== INFORMATION SHOWN

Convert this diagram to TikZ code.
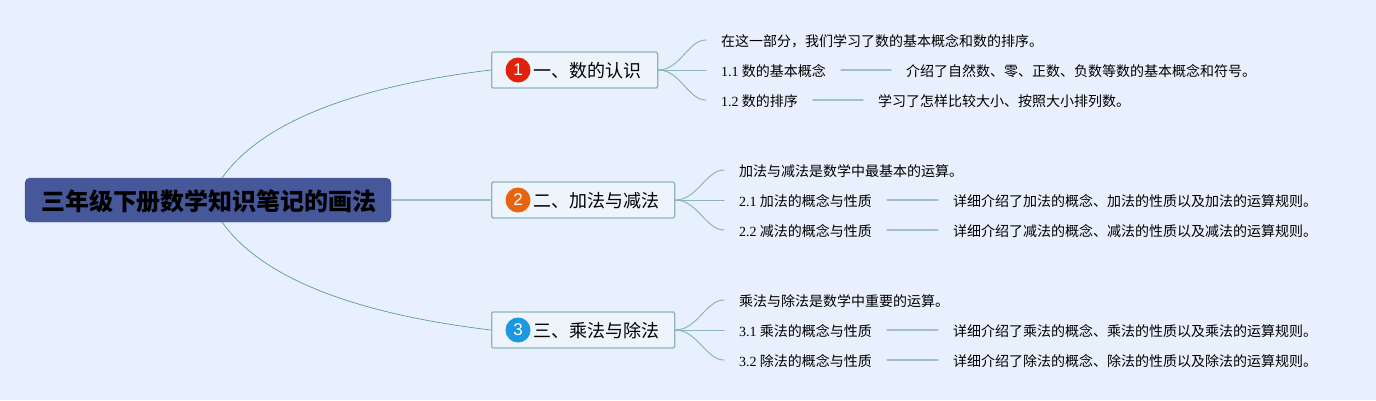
\documentclass[tikz,border=0pt]{standalone}
\usepackage{fontspec}
\setmainfont{Liberation Serif}
\newfontfamily\cjk{Noto Sans CJK SC}
\newfontfamily\badgefont{Liberation Sans}
\definecolor{bgcol}{HTML}{E8F0FD}
\definecolor{rootcol}{HTML}{46579A}
\definecolor{boxcol}{HTML}{8DB6BB}
\definecolor{boxfill}{HTML}{EDF4FC}
\definecolor{thincol}{HTML}{5F9A9E}
\definecolor{linkcol}{HTML}{9FC0C6}
\definecolor{redcol}{HTML}{E0220C}
\definecolor{orangecol}{HTML}{E8650F}
\definecolor{bluecol}{HTML}{1B98E0}
\tikzset{
  rootbox/.style={draw=rootcol,fill=rootcol,rounded corners=5pt,minimum width=366pt,minimum height=44pt,inner sep=0pt},
  topicbox/.style={draw=boxcol,fill=boxfill,line width=1.3pt,rounded corners=1.5pt,anchor=west,minimum height=36pt,inner sep=0pt},
  topictext/.style={anchor=west,inner sep=0pt,font=\cjk\fontsize{18}{18}\selectfont},
  leaf/.style={anchor=west,inner xsep=15pt,inner ysep=2pt,font=\cjk\fontsize{14}{14}\selectfont},
  badge/.style={circle,minimum size=25pt,inner sep=0pt,text=white,font=\badgefont\fontsize{17}{17}\selectfont},
  thin/.style={thincol,line width=.7pt},
  branch/.style={boxcol,line width=1pt},
  link/.style={linkcol,line width=1.2pt}
}
\newcommand{\ltn}[1]{{\rmfamily #1}}
\begin{document}
\begin{tikzpicture}[x=1pt,y=-1pt,line cap=round]
  \fill[bgcol] (0,0) rectangle (1376,400);
  \useasboundingbox (0,0) rectangle (1376,400);
  % root
  \node[rootbox] (root) at (208,200) {};
  \node[inner sep=0pt,font=\cjk\fontsize{24}{24}\selectfont\bfseries] (roottxt) at (209,201.5) {三年级下册数学知识笔记的画法};
  \coordinate (roottop) at (222,178);
  \coordinate (rootbot) at (222,222);
  % topics
  \node[topicbox,minimum width=166pt] (t1) at (491,70) {};
  \node[topicbox,minimum width=183pt] (t2) at (491,200) {};
  \node[topicbox,minimum width=183pt] (t3) at (491,330) {};
  \node[topictext] (t1txt) at (533,71) {一、数的认识};
  \node[topictext] (t2txt) at (533,201) {二、加法与减法};
  \node[topictext] (t3txt) at (533,331) {三、乘法与除法};
  \node[badge,fill=redcol] (b1) at (518,70) {1};
  \node[badge,fill=orangecol] (b2) at (518,200) {2};
  \node[badge,fill=bluecol] (b3) at (518,330) {3};
  \draw[thin] (roottop) .. controls (270,110) and (390,82) .. (t1.west);
  \draw[link] (root.east) -- (t2.west);
  \draw[thin] (rootbot) .. controls (270,290) and (390,318) .. (t3.west);
  % leaves of topic 1
  \node[leaf] (a0) at (706,41) {在这一部分，我们学习了数的基本概念和数的排序。};
  \node[leaf] (a1) at (706,71) {\ltn{1.1} 数的基本概念};
  \node[leaf] (a2) at (706,101) {\ltn{1.2} 数的排序};
  \node[leaf] (a1d) at (891,71) {介绍了自然数、零、正数、负数等数的基本概念和符号。};
  \node[leaf] (a2d) at (863,101) {学习了怎样比较大小、按照大小排列数。};
  % leaves of topic 2
  \node[leaf] (c0) at (724,171) {加法与减法是数学中最基本的运算。};
  \node[leaf] (c1) at (724,201) {\ltn{2.1} 加法的概念与性质};
  \node[leaf] (c2) at (724,231) {\ltn{2.2} 减法的概念与性质};
  \node[leaf] (c1d) at (938,201) {详细介绍了加法的概念、加法的性质以及加法的运算规则。};
  \node[leaf] (c2d) at (938,231) {详细介绍了减法的概念、减法的性质以及减法的运算规则。};
  % leaves of topic 3
  \node[leaf] (e0) at (724,301) {乘法与除法是数学中重要的运算。};
  \node[leaf] (e1) at (724,331) {\ltn{3.1} 乘法的概念与性质};
  \node[leaf] (e2) at (724,361) {\ltn{3.2} 除法的概念与性质};
  \node[leaf] (e1d) at (938,331) {详细介绍了乘法的概念、乘法的性质以及乘法的运算规则。};
  \node[leaf] (e2d) at (938,361) {详细介绍了除法的概念、除法的性质以及除法的运算规则。};
  % branches
  \foreach \t/\a/\b/\c in {t1/a0/a1/a2,t2/c0/c1/c2,t3/e0/e1/e2}{
    \draw[branch] (\t.east) -- ([yshift=1pt]\b.west);
    \draw[branch] (\t.east) .. controls +(22,0) and +(-18,0) .. ([yshift=1pt]\a.west);
    \draw[branch] (\t.east) .. controls +(22,0) and +(-18,0) .. ([yshift=1pt]\c.west);
  }
  \foreach \s/\d in {a1/a1d,a2/a2d,c1/c1d,c2/c2d,e1/e1d,e2/e2d}
    \draw[link] ([yshift=1pt]\s.east) -- ([yshift=1pt]\d.west);
\end{tikzpicture}
\end{document}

====

## PROMPT
Repeat the listing in full and exactly. Do not include any images.

## THE OUTPUT
Convert this diagram to TikZ code.
\documentclass[tikz,border=0pt]{standalone}
\usepackage{fontspec}
\setmainfont{Liberation Serif}
\newfontfamily\cjk{Noto Sans CJK SC}
\newfontfamily\badgefont{Liberation Sans}
\definecolor{bgcol}{HTML}{E8F0FD}
\definecolor{rootcol}{HTML}{46579A}
\definecolor{boxcol}{HTML}{8DB6BB}
\definecolor{boxfill}{HTML}{EDF4FC}
\definecolor{thincol}{HTML}{5F9A9E}
\definecolor{linkcol}{HTML}{9FC0C6}
\definecolor{redcol}{HTML}{E0220C}
\definecolor{orangecol}{HTML}{E8650F}
\definecolor{bluecol}{HTML}{1B98E0}
\tikzset{
  rootbox/.style={draw=rootcol,fill=rootcol,rounded corners=5pt,minimum width=366pt,minimum height=44pt,inner sep=0pt},
  topicbox/.style={draw=boxcol,fill=boxfill,line width=1.3pt,rounded corners=1.5pt,anchor=west,minimum height=36pt,inner sep=0pt},
  topictext/.style={anchor=west,inner sep=0pt,font=\cjk\fontsize{18}{18}\selectfont},
  leaf/.style={anchor=west,inner xsep=15pt,inner ysep=2pt,font=\cjk\fontsize{14}{14}\selectfont},
  badge/.style={circle,minimum size=25pt,inner sep=0pt,text=white,font=\badgefont\fontsize{17}{17}\selectfont},
  thin/.style={thincol,line width=.7pt},
  branch/.style={boxcol,line width=1pt},
  link/.style={linkcol,line width=1.2pt}
}
\newcommand{\ltn}[1]{{\rmfamily #1}}
\begin{document}
\begin{tikzpicture}[x=1pt,y=-1pt,line cap=round]
  \fill[bgcol] (0,0) rectangle (1376,400);
  \useasboundingbox (0,0) rectangle (1376,400);
  % root
  \node[rootbox] (root) at (208,200) {};
  \node[inner sep=0pt,font=\cjk\fontsize{24}{24}\selectfont\bfseries] (roottxt) at (209,201.5) {三年级下册数学知识笔记的画法};
  \coordinate (roottop) at (222,178);
  \coordinate (rootbot) at (222,222);
  % topics
  \node[topicbox,minimum width=166pt] (t1) at (491,70) {};
  \node[topicbox,minimum width=183pt] (t2) at (491,200) {};
  \node[topicbox,minimum width=183pt] (t3) at (491,330) {};
  \node[topictext] (t1txt) at (533,71) {一、数的认识};
  \node[topictext] (t2txt) at (533,201) {二、加法与减法};
  \node[topictext] (t3txt) at (533,331) {三、乘法与除法};
  \node[badge,fill=redcol] (b1) at (518,70) {1};
  \node[badge,fill=orangecol] (b2) at (518,200) {2};
  \node[badge,fill=bluecol] (b3) at (518,330) {3};
  \draw[thin] (roottop) .. controls (270,110) and (390,82) .. (t1.west);
  \draw[link] (root.east) -- (t2.west);
  \draw[thin] (rootbot) .. controls (270,290) and (390,318) .. (t3.west);
  % leaves of topic 1
  \node[leaf] (a0) at (706,41) {在这一部分，我们学习了数的基本概念和数的排序。};
  \node[leaf] (a1) at (706,71) {\ltn{1.1} 数的基本概念};
  \node[leaf] (a2) at (706,101) {\ltn{1.2} 数的排序};
  \node[leaf] (a1d) at (891,71) {介绍了自然数、零、正数、负数等数的基本概念和符号。};
  \node[leaf] (a2d) at (863,101) {学习了怎样比较大小、按照大小排列数。};
  % leaves of topic 2
  \node[leaf] (c0) at (724,171) {加法与减法是数学中最基本的运算。};
  \node[leaf] (c1) at (724,201) {\ltn{2.1} 加法的概念与性质};
  \node[leaf] (c2) at (724,231) {\ltn{2.2} 减法的概念与性质};
  \node[leaf] (c1d) at (938,201) {详细介绍了加法的概念、加法的性质以及加法的运算规则。};
  \node[leaf] (c2d) at (938,231) {详细介绍了减法的概念、减法的性质以及减法的运算规则。};
  % leaves of topic 3
  \node[leaf] (e0) at (724,301) {乘法与除法是数学中重要的运算。};
  \node[leaf] (e1) at (724,331) {\ltn{3.1} 乘法的概念与性质};
  \node[leaf] (e2) at (724,361) {\ltn{3.2} 除法的概念与性质};
  \node[leaf] (e1d) at (938,331) {详细介绍了乘法的概念、乘法的性质以及乘法的运算规则。};
  \node[leaf] (e2d) at (938,361) {详细介绍了除法的概念、除法的性质以及除法的运算规则。};
  % branches
  \foreach \t/\a/\b/\c in {t1/a0/a1/a2,t2/c0/c1/c2,t3/e0/e1/e2}{
    \draw[branch] (\t.east) -- ([yshift=1pt]\b.west);
    \draw[branch] (\t.east) .. controls +(22,0) and +(-18,0) .. ([yshift=1pt]\a.west);
    \draw[branch] (\t.east) .. controls +(22,0) and +(-18,0) .. ([yshift=1pt]\c.west);
  }
  \foreach \s/\d in {a1/a1d,a2/a2d,c1/c1d,c2/c2d,e1/e1d,e2/e2d}
    \draw[link] ([yshift=1pt]\s.east) -- ([yshift=1pt]\d.west);
\end{tikzpicture}
\end{document}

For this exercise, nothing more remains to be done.